What are tornadoes? 

A tornado is a violently rotating column of air that is in contact with both the surface of the earth and a cumulonimbus cloud or, in rare cases, the base of a cumulus cloud. The most violent tornadoes are capable of extreme destruction with wind speeds of up to 300 mph. They can destroy buildings, uproot trees and hurl vehicles hundreds of yards. They can also drive straw into trees. Damage paths can be in excess of one mile wide to 50 miles long. In an average year, about 1000 tornadoes are reported nationwide. On average 60-80 people die every year from tornadoes, with most of those deaths occurring in the United States.

 

How do tornadoes form?

Most tornadoes form from a thunderstorm. You need warm, moist air from the Gulf and cool, dry air from Canada.  When these two air masses come together, they create instability in the atmosphere. A change in wind direction and an increase in wind speed (wind shear) with increasing height creates an invisible, horizontal spinning effect in the lower part of the atmosphere. Rising air in side the updraft tilts the rotating air from horizontal to vertical. An area of rotation, between 2 and 6 miles wide, now extends through much of the storm. Most strong tornadoes form within this part of strong rotation, known as a mesocyclone.

When are tornadoes most likely to occur?

Tornadoes can happen at ANY time of the year and at any time of the day or night. Tornadoes are most likely to occur between 3 p.m. and 9 p.m. In the southern states, tornado season is from March-May. Peak times for tornadoes in the northern states are during the summer. A few southern states have a second peak for tornado outbreaks in the fall.

 

Where do most tornadoes occur?

The geography of the central part of the United States, known as the Great Plains, is suited to bring all of the ingredients together to form tornadoes. Most tornadoes occur in this area every year and is why it is commonly known as “Tornado Alley”. Texas, Oklahoma, Kansas, Nebraska, South Dakota, North Dakota, Iowa, Missouri, Arkansas and Louisiana all make up Tornado Alley, however tornadoes have happened in all 50 states!

 

What is the difference between a tornado watch and warning? 

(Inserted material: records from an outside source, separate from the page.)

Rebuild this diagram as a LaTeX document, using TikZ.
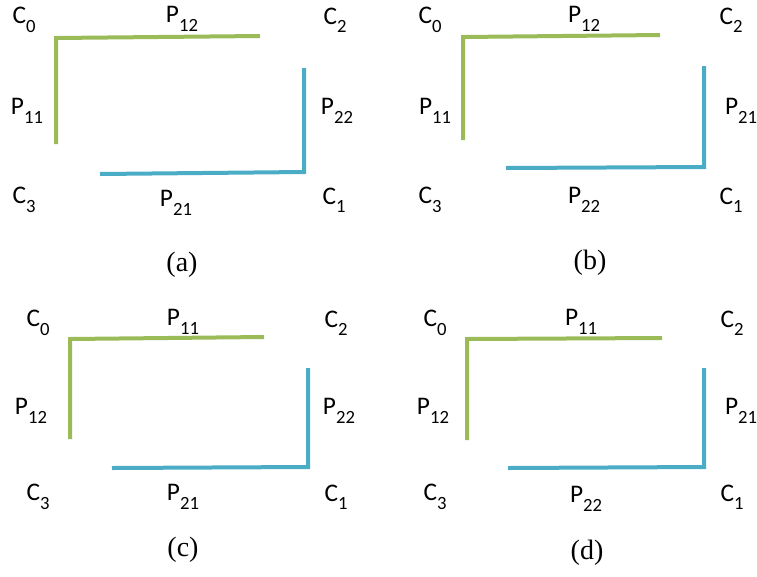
\documentclass[tikz,border=0pt]{standalone}
\usepackage{fontspec}
\setmainfont{Liberation Serif}
\newfontfamily\calibri{Carlito}
\definecolor{olivegreen}{RGB}{155,187,89}
\definecolor{aquablue}{RGB}{75,172,198}
\newcommand{\lblsub}[2]{#1\raisebox{-0.33em}{\fontsize{14}{15}\selectfont #2}}
\tikzset{
  lbl/.style={font=\calibri\fontsize{19}{21}\selectfont,inner sep=0pt},
  captext/.style={font=\fontsize{21}{24}\selectfont,inner sep=0pt},
  gline/.style={line width=3pt,olivegreen},
  bline/.style={line width=3pt,aquablue}
}
\begin{document}
\begin{tikzpicture}[x=0.75pt,y=-0.75pt]
  \useasboundingbox (0,0) rectangle (757,576);
  % (a)
  \node[lbl] (a-C0) at (24,20) {\lblsub{C}{0}};
  \node[lbl] (a-P12) at (182,19) {\lblsub{P}{12}};
  \node[lbl] (a-C2) at (335,20) {\lblsub{C}{2}};
  \node[lbl] (a-P11) at (27,111) {\lblsub{P}{11}};
  \node[lbl] (a-P22) at (337,111) {\lblsub{P}{22}};
  \node[lbl] (a-C3) at (24,200) {\lblsub{C}{3}};
  \node[lbl] (a-P21) at (176,203) {\lblsub{P}{21}};
  \node[lbl] (a-C1) at (334,200) {\lblsub{C}{1}};
  \node[captext] (a-cap) at (182,265) {(a)};
  \coordinate (a-g1) at (56,144);
  \coordinate (a-g0) at (56,38);
  \coordinate (a-g2) at (260,36);
  \coordinate (a-b1) at (304,68);
  \coordinate (a-b0) at (304,172);
  \coordinate (a-b2) at (100,174);
  \draw[gline] (a-g1) -- (a-g0) -- (a-g2);
  \draw[bline] (a-b1) -- (a-b0) -- (a-b2);
  % (b)
  \node[lbl] (b-C0) at (430,20) {\lblsub{C}{0}};
  \node[lbl] (b-P12) at (584,19) {\lblsub{P}{12}};
  \node[lbl] (b-C2) at (731,20) {\lblsub{C}{2}};
  \node[lbl] (b-P11) at (435,111) {\lblsub{P}{11}};
  \node[lbl] (b-P21) at (741,111) {\lblsub{P}{21}};
  \node[lbl] (b-C3) at (430,200) {\lblsub{C}{3}};
  \node[lbl] (b-P22) at (584,200) {\lblsub{P}{22}};
  \node[lbl] (b-C1) at (731,200) {\lblsub{C}{1}};
  \node[captext] (b-cap) at (590,263) {(b)};
  \coordinate (b-g1) at (463,140);
  \coordinate (b-g0) at (463,37);
  \coordinate (b-g2) at (660,35);
  \coordinate (b-b1) at (704,66);
  \coordinate (b-b0) at (704,167);
  \coordinate (b-b2) at (506,168);
  \draw[gline] (b-g1) -- (b-g0) -- (b-g2);
  \draw[bline] (b-b1) -- (b-b0) -- (b-b2);
  % (c)
  \node[lbl] (c-C0) at (38,323) {\lblsub{C}{0}};
  \node[lbl] (c-P11) at (183,322) {\lblsub{P}{11}};
  \node[lbl] (c-C2) at (336,323) {\lblsub{C}{2}};
  \node[lbl] (c-P12) at (31,411) {\lblsub{P}{12}};
  \node[lbl] (c-P22) at (339,411) {\lblsub{P}{22}};
  \node[lbl] (c-C3) at (38,497) {\lblsub{C}{3}};
  \node[lbl] (c-P21) at (183,497) {\lblsub{P}{21}};
  \node[lbl] (c-C1) at (336,497) {\lblsub{C}{1}};
  \node[captext] (c-cap) at (183,550) {(c)};
  \coordinate (c-g1) at (70,439);
  \coordinate (c-g0) at (70,339);
  \coordinate (c-g2) at (264,337);
  \coordinate (c-b1) at (308,368);
  \coordinate (c-b0) at (308,467);
  \coordinate (c-b2) at (112,468);
  \draw[gline] (c-g1) -- (c-g0) -- (c-g2);
  \draw[bline] (c-b1) -- (c-b0) -- (c-b2);
  % (d)
  \node[lbl] (d-C0) at (435,323) {\lblsub{C}{0}};
  \node[lbl] (d-P11) at (581,322) {\lblsub{P}{11}};
  \node[lbl] (d-C2) at (732,323) {\lblsub{C}{2}};
  \node[lbl] (d-P12) at (433,411) {\lblsub{P}{12}};
  \node[lbl] (d-P21) at (741,411) {\lblsub{P}{21}};
  \node[lbl] (d-C3) at (435,497) {\lblsub{C}{3}};
  \node[lbl] (d-P22) at (586,499) {\lblsub{P}{22}};
  \node[lbl] (d-C1) at (732,497) {\lblsub{C}{1}};
  \node[captext] (d-cap) at (587,553) {(d)};
  \coordinate (d-g1) at (467,440);
  \coordinate (d-g0) at (467,339);
  \coordinate (d-g2) at (662,338);
  \coordinate (d-b1) at (704,368);
  \coordinate (d-b0) at (704,467);
  \coordinate (d-b2) at (508,468);
  \draw[gline] (d-g1) -- (d-g0) -- (d-g2);
  \draw[bline] (d-b1) -- (d-b0) -- (d-b2);
\end{tikzpicture}
\end{document}
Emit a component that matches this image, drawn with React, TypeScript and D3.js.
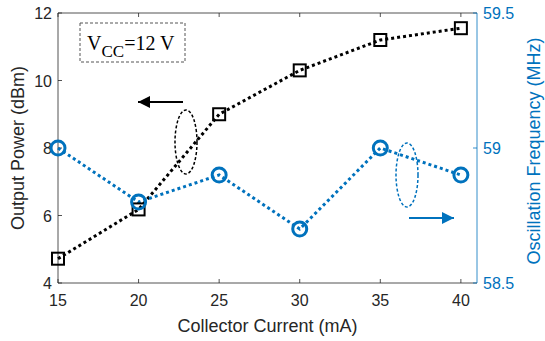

Watch- conditions are favorable to develop tornadoes, tune into your local news channel, or radio for updates on the weather. Monitor it closely.

Warning- A tornado has either been indicated on radar, or a trained storm spotter or emergency management worker spotted a tornado and you need to take shelter NOW!

How can you protect yourself and your family from tornadoes? 

Find a safe place in your house where household members and pets will gather during a tornado. A basement, storm cellar or an interior room on the lowest floor with no windows, some homes do not have any of these options, in that case a bathtub will provide you with some shelter. In a high-rise building, pick a hallway in the center of the building. You may not have enough time to go to the lowest floor. In a mobile home, choose a safe place in a nearby sturdy building. If your mobile home park has a designated shelter, make sure you share the location with everyone in your home. No mobile home is safe during a tornado. If you are in a car during a tornado, find a building to take shelter in or a low area such as a ditch, and lay flat, and cover your head. Practice drills regularly, especially if you live in Tornado Alley. Never open windows during a tornado! Get to shelter immediately.